##### DATASET SECTION #####

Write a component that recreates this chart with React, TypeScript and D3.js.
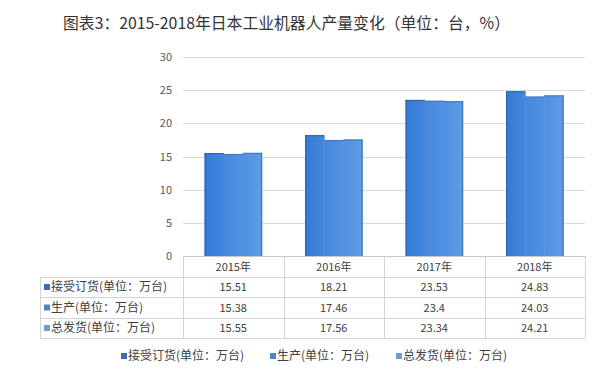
import React, { useEffect, useRef } from 'react';
import * as d3 from 'd3';

const YEARS = ['2015年', '2016年', '2017年', '2018年'];
const SERIES = ['接受订货(单位：万台)', '生产(单位：万台)', '总发货(单位：万台)'];
const ORDERS = [15.51, 18.21, 23.53, 24.83];
const PRODUCTION = [15.38, 17.46, 23.4, 24.03];
const SHIPMENTS = [15.55, 17.56, 23.34, 24.21];
const Y_TICKS = [0, 5, 10, 15, 20, 25, 30];
const TITLE = '图表3：2015-2018年日本工业机器人产量变化（单位：台，%）';

const SERIES_VALUES = [ORDERS, PRODUCTION, SHIPMENTS];
const BAR_COLORS = [
  ['#3777d4', '#4288de'],
  ['#4787dd', '#5193e2'],
  ['#5090df', '#5e9ee6'],
];
const BAR_EDGE = ['#2d5fa8', '#3d74bd', '#4474b5'];
const KEY_COLORS = ['#3f6eaf', '#4d86c8', '#6d9dd3'];

const FONT = '"Noto Sans CJK SC", "Noto Sans", sans-serif';

const W = 612;
const H = 391;

export default function App() {
  const svgRef = useRef<SVGSVGElement>(null);

  useEffect(() => {
    if (!svgRef.current) return;
    const svg = d3.select(svgRef.current);
    svg.selectAll('*').remove();

    const plotLeft = 183;
    const plotRight = 585;
    const y = d3.scaleLinear().domain([0, 30]).range([256, 57]);
    const x = d3.scaleBand<string>().domain(YEARS).range([plotLeft, plotRight]).padding(0);
    const cw = x.bandwidth();
    const inner = d3
      .scaleBand<number>()
      .domain([0, 1, 2])
      .range([cw * 0.215, cw * 0.785])
      .padding(0);

    // gradients
    const defs = svg.append('defs');
    BAR_COLORS.forEach((c, i) => {
      const g = defs
        .append('linearGradient')
        .attr('id', `bar-grad-${i}`)
        .attr('x1', 0)
        .attr('x2', 1)
        .attr('y1', 0)
        .attr('y2', 0);
      g.append('stop').attr('offset', '0%').attr('stop-color', c[0]);
      g.append('stop').attr('offset', '100%').attr('stop-color', c[1]);
    });

    // title
    svg
      .append('text')
      .attr('x', 63)
      .attr('y', 29)
      .attr('font-family', FONT)
      .attr('font-size', 16)
      .attr('fill', '#333')
      .attr('textLength', 447)
      .attr('lengthAdjust', 'spacingAndGlyphs')
      .text(TITLE);

    // gridlines
    svg
      .append('g')
      .selectAll('line')
      .data(Y_TICKS.filter((t) => t > 0))
      .enter()
      .append('line')
      .attr('x1', plotLeft)
      .attr('x2', plotRight)
      .attr('y1', (d) => Math.round(y(d)) + 0.5)
      .attr('y2', (d) => Math.round(y(d)) + 0.5)
      .attr('stroke', '#d9d9d9')
      .attr('stroke-width', 1);

    // y labels
    svg
      .append('g')
      .selectAll('text')
      .data(Y_TICKS)
      .enter()
      .append('text')
      .attr('x', 172)
      .attr('y', (d) => y(d) + 4)
      .attr('text-anchor', 'end')
      .attr('font-family', FONT)
      .attr('font-size', 11)
      .attr('fill', '#595959')
      .text((d) => d);

    // bars
    SERIES_VALUES.forEach((vals, si) => {
      const g = svg.append('g');
      const bx = (i: number) => (x(YEARS[i]) ?? 0) + (inner(si) ?? 0);
      g.selectAll('rect')
        .data(vals)
        .enter()
        .append('rect')
        .attr('x', (_, i) => bx(i))
        .attr('y', (d) => y(d))
        .attr('width', inner.bandwidth() + 0.5)
        .attr('height', (d) => y(0) - y(d))
        .attr('fill', `url(#bar-grad-${si})`);
      // top edge
      g.selectAll('line.top')
        .data(vals)
        .enter()
        .append('line')
        .attr('class', 'top')
        .attr('x1', (_, i) => bx(i))
        .attr('x2', (_, i) => bx(i) + inner.bandwidth())
        .attr('y1', (d) => y(d) + 0.5)
        .attr('y2', (d) => y(d) + 0.5)
        .attr('stroke', BAR_EDGE[si]);
      // left edge of first bar, right edge of last bar
      if (si !== 1) {
        const off = si === 0 ? 0.5 : inner.bandwidth() - 0.5;
        g.selectAll('line.side')
          .data(vals)
          .enter()
          .append('line')
          .attr('class', 'side')
          .attr('x1', (_, i) => bx(i) + off)
          .attr('x2', (_, i) => bx(i) + off)
          .attr('y1', (d) => y(d))
          .attr('y2', y(0))
          .attr('stroke', BAR_EDGE[si]);
      }
    });

    // data table
    const tableLeft = 40;
    const rowTops = [256, 277, 297, 318, 338];
    const border = '#d4d4d4';
    const tg = svg.append('g');

    rowTops.forEach((ry, i) => {
      tg.append('line')
        .attr('x1', i === 0 ? plotLeft : tableLeft)
        .attr('x2', plotRight)
        .attr('y1', ry + 0.5)
        .attr('y2', ry + 0.5)
        .attr('stroke', i === 0 ? '#c8c8c8' : border);
    });
    const vx = [...YEARS.map((yr) => x(yr) ?? 0), plotRight];
    vx.forEach((xx) => {
      tg.append('line')
        .attr('x1', Math.round(xx) + 0.5)
        .attr('x2', Math.round(xx) + 0.5)
        .attr('y1', rowTops[0])
        .attr('y2', rowTops[4])
        .attr('stroke', border);
    });
    tg.append('line')
      .attr('x1', tableLeft + 0.5)
      .attr('x2', tableLeft + 0.5)
      .attr('y1', rowTops[1])
      .attr('y2', rowTops[4])
      .attr('stroke', border);

    tg.selectAll('text.hdr')
      .data(YEARS)
      .enter()
      .append('text')
      .attr('class', 'hdr')
      .attr('x', (d) => (x(d) ?? 0) + cw / 2)
      .attr('y', (rowTops[0] + rowTops[1]) / 2 + 4)
      .attr('text-anchor', 'middle')
      .attr('font-family', FONT)
      .attr('font-size', 11)
      .attr('fill', '#404040')
      .text((d) => d);

    SERIES.forEach((name, si) => {
      const cy = (rowTops[si + 1] + rowTops[si + 2]) / 2;
      tg.append('rect')
        .attr('x', 44)
        .attr('y', cy - 3)
        .attr('width', 6)
        .attr('height', 6)
        .attr('fill', KEY_COLORS[si]);
      tg.append('text')
        .attr('x', 51)
        .attr('y', cy + 4)
        .attr('font-family', FONT)
        .attr('font-size', 12)
        .attr('fill', '#404040')
        .text(name);
      tg.selectAll(`text.v${si}`)
        .data(SERIES_VALUES[si])
        .enter()
        .append('text')
        .attr('class', `v${si}`)
        .attr('x', (_, i) => (x(YEARS[i]) ?? 0) + cw / 2)
        .attr('y', cy + 4)
        .attr('text-anchor', 'middle')
        .attr('font-family', FONT)
        .attr('font-size', 11)
        .attr('fill', '#404040')
        .text((d) => d);
    });

    // legend
    const legendX = [121, 270, 396];
    const lg = svg.append('g');
    SERIES.forEach((name, si) => {
      lg.append('rect')
        .attr('x', legendX[si])
        .attr('y', 353)
        .attr('width', 6)
        .attr('height', 6)
        .attr('fill', KEY_COLORS[si]);
      lg.append('text')
        .attr('x', legendX[si] + 7)
        .attr('y', 360)
        .attr('font-family', FONT)
        .attr('font-size', 12)
        .attr('fill', '#404040')
        .text(name);
    });
  }, []);

  return (
    <svg
      ref={svgRef}
      width={W}
      height={H}
      style={{ position: 'absolute', top: 0, left: 0, background: '#fff' }}
    />
  );
}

#####

REQUIREMENTS –
Except for the pictures, reproduce every line exactly.

EXERCISE RESPONSE –
Write a component that recreates this chart with React, TypeScript and D3.js.
import React, { useEffect, useRef } from 'react';
import * as d3 from 'd3';

const YEARS = ['2015年', '2016年', '2017年', '2018年'];
const SERIES = ['接受订货(单位：万台)', '生产(单位：万台)', '总发货(单位：万台)'];
const ORDERS = [15.51, 18.21, 23.53, 24.83];
const PRODUCTION = [15.38, 17.46, 23.4, 24.03];
const SHIPMENTS = [15.55, 17.56, 23.34, 24.21];
const Y_TICKS = [0, 5, 10, 15, 20, 25, 30];
const TITLE = '图表3：2015-2018年日本工业机器人产量变化（单位：台，%）';

const SERIES_VALUES = [ORDERS, PRODUCTION, SHIPMENTS];
const BAR_COLORS = [
  ['#3777d4', '#4288de'],
  ['#4787dd', '#5193e2'],
  ['#5090df', '#5e9ee6'],
];
const BAR_EDGE = ['#2d5fa8', '#3d74bd', '#4474b5'];
const KEY_COLORS = ['#3f6eaf', '#4d86c8', '#6d9dd3'];

const FONT = '"Noto Sans CJK SC", "Noto Sans", sans-serif';

const W = 612;
const H = 391;

export default function App() {
  const svgRef = useRef<SVGSVGElement>(null);

  useEffect(() => {
    if (!svgRef.current) return;
    const svg = d3.select(svgRef.current);
    svg.selectAll('*').remove();

    const plotLeft = 183;
    const plotRight = 585;
    const y = d3.scaleLinear().domain([0, 30]).range([256, 57]);
    const x = d3.scaleBand<string>().domain(YEARS).range([plotLeft, plotRight]).padding(0);
    const cw = x.bandwidth();
    const inner = d3
      .scaleBand<number>()
      .domain([0, 1, 2])
      .range([cw * 0.215, cw * 0.785])
      .padding(0);

    // gradients
    const defs = svg.append('defs');
    BAR_COLORS.forEach((c, i) => {
      const g = defs
        .append('linearGradient')
        .attr('id', `bar-grad-${i}`)
        .attr('x1', 0)
        .attr('x2', 1)
        .attr('y1', 0)
        .attr('y2', 0);
      g.append('stop').attr('offset', '0%').attr('stop-color', c[0]);
      g.append('stop').attr('offset', '100%').attr('stop-color', c[1]);
    });

    // title
    svg
      .append('text')
      .attr('x', 63)
      .attr('y', 29)
      .attr('font-family', FONT)
      .attr('font-size', 16)
      .attr('fill', '#333')
      .attr('textLength', 447)
      .attr('lengthAdjust', 'spacingAndGlyphs')
      .text(TITLE);

    // gridlines
    svg
      .append('g')
      .selectAll('line')
      .data(Y_TICKS.filter((t) => t > 0))
      .enter()
      .append('line')
      .attr('x1', plotLeft)
      .attr('x2', plotRight)
      .attr('y1', (d) => Math.round(y(d)) + 0.5)
      .attr('y2', (d) => Math.round(y(d)) + 0.5)
      .attr('stroke', '#d9d9d9')
      .attr('stroke-width', 1);

    // y labels
    svg
      .append('g')
      .selectAll('text')
      .data(Y_TICKS)
      .enter()
      .append('text')
      .attr('x', 172)
      .attr('y', (d) => y(d) + 4)
      .attr('text-anchor', 'end')
      .attr('font-family', FONT)
      .attr('font-size', 11)
      .attr('fill', '#595959')
      .text((d) => d);

    // bars
    SERIES_VALUES.forEach((vals, si) => {
      const g = svg.append('g');
      const bx = (i: number) => (x(YEARS[i]) ?? 0) + (inner(si) ?? 0);
      g.selectAll('rect')
        .data(vals)
        .enter()
        .append('rect')
        .attr('x', (_, i) => bx(i))
        .attr('y', (d) => y(d))
        .attr('width', inner.bandwidth() + 0.5)
        .attr('height', (d) => y(0) - y(d))
        .attr('fill', `url(#bar-grad-${si})`);
      // top edge
      g.selectAll('line.top')
        .data(vals)
        .enter()
        .append('line')
        .attr('class', 'top')
        .attr('x1', (_, i) => bx(i))
        .attr('x2', (_, i) => bx(i) + inner.bandwidth())
        .attr('y1', (d) => y(d) + 0.5)
        .attr('y2', (d) => y(d) + 0.5)
        .attr('stroke', BAR_EDGE[si]);
      // left edge of first bar, right edge of last bar
      if (si !== 1) {
        const off = si === 0 ? 0.5 : inner.bandwidth() - 0.5;
        g.selectAll('line.side')
          .data(vals)
          .enter()
          .append('line')
          .attr('class', 'side')
          .attr('x1', (_, i) => bx(i) + off)
          .attr('x2', (_, i) => bx(i) + off)
          .attr('y1', (d) => y(d))
          .attr('y2', y(0))
          .attr('stroke', BAR_EDGE[si]);
      }
    });

    // data table
    const tableLeft = 40;
    const rowTops = [256, 277, 297, 318, 338];
    const border = '#d4d4d4';
    const tg = svg.append('g');

    rowTops.forEach((ry, i) => {
      tg.append('line')
        .attr('x1', i === 0 ? plotLeft : tableLeft)
        .attr('x2', plotRight)
        .attr('y1', ry + 0.5)
        .attr('y2', ry + 0.5)
        .attr('stroke', i === 0 ? '#c8c8c8' : border);
    });
    const vx = [...YEARS.map((yr) => x(yr) ?? 0), plotRight];
    vx.forEach((xx) => {
      tg.append('line')
        .attr('x1', Math.round(xx) + 0.5)
        .attr('x2', Math.round(xx) + 0.5)
        .attr('y1', rowTops[0])
        .attr('y2', rowTops[4])
        .attr('stroke', border);
    });
    tg.append('line')
      .attr('x1', tableLeft + 0.5)
      .attr('x2', tableLeft + 0.5)
      .attr('y1', rowTops[1])
      .attr('y2', rowTops[4])
      .attr('stroke', border);

    tg.selectAll('text.hdr')
      .data(YEARS)
      .enter()
      .append('text')
      .attr('class', 'hdr')
      .attr('x', (d) => (x(d) ?? 0) + cw / 2)
      .attr('y', (rowTops[0] + rowTops[1]) / 2 + 4)
      .attr('text-anchor', 'middle')
      .attr('font-family', FONT)
      .attr('font-size', 11)
      .attr('fill', '#404040')
      .text((d) => d);

    SERIES.forEach((name, si) => {
      const cy = (rowTops[si + 1] + rowTops[si + 2]) / 2;
      tg.append('rect')
        .attr('x', 44)
        .attr('y', cy - 3)
        .attr('width', 6)
        .attr('height', 6)
        .attr('fill', KEY_COLORS[si]);
      tg.append('text')
        .attr('x', 51)
        .attr('y', cy + 4)
        .attr('font-family', FONT)
        .attr('font-size', 12)
        .attr('fill', '#404040')
        .text(name);
      tg.selectAll(`text.v${si}`)
        .data(SERIES_VALUES[si])
        .enter()
        .append('text')
        .attr('class', `v${si}`)
        .attr('x', (_, i) => (x(YEARS[i]) ?? 0) + cw / 2)
        .attr('y', cy + 4)
        .attr('text-anchor', 'middle')
        .attr('font-family', FONT)
        .attr('font-size', 11)
        .attr('fill', '#404040')
        .text((d) => d);
    });

    // legend
    const legendX = [121, 270, 396];
    const lg = svg.append('g');
    SERIES.forEach((name, si) => {
      lg.append('rect')
        .attr('x', legendX[si])
        .attr('y', 353)
        .attr('width', 6)
        .attr('height', 6)
        .attr('fill', KEY_COLORS[si]);
      lg.append('text')
        .attr('x', legendX[si] + 7)
        .attr('y', 360)
        .attr('font-family', FONT)
        .attr('font-size', 12)
        .attr('fill', '#404040')
        .text(name);
    });
  }, []);

  return (
    <svg
      ref={svgRef}
      width={W}
      height={H}
      style={{ position: 'absolute', top: 0, left: 0, background: '#fff' }}
    />
  );
}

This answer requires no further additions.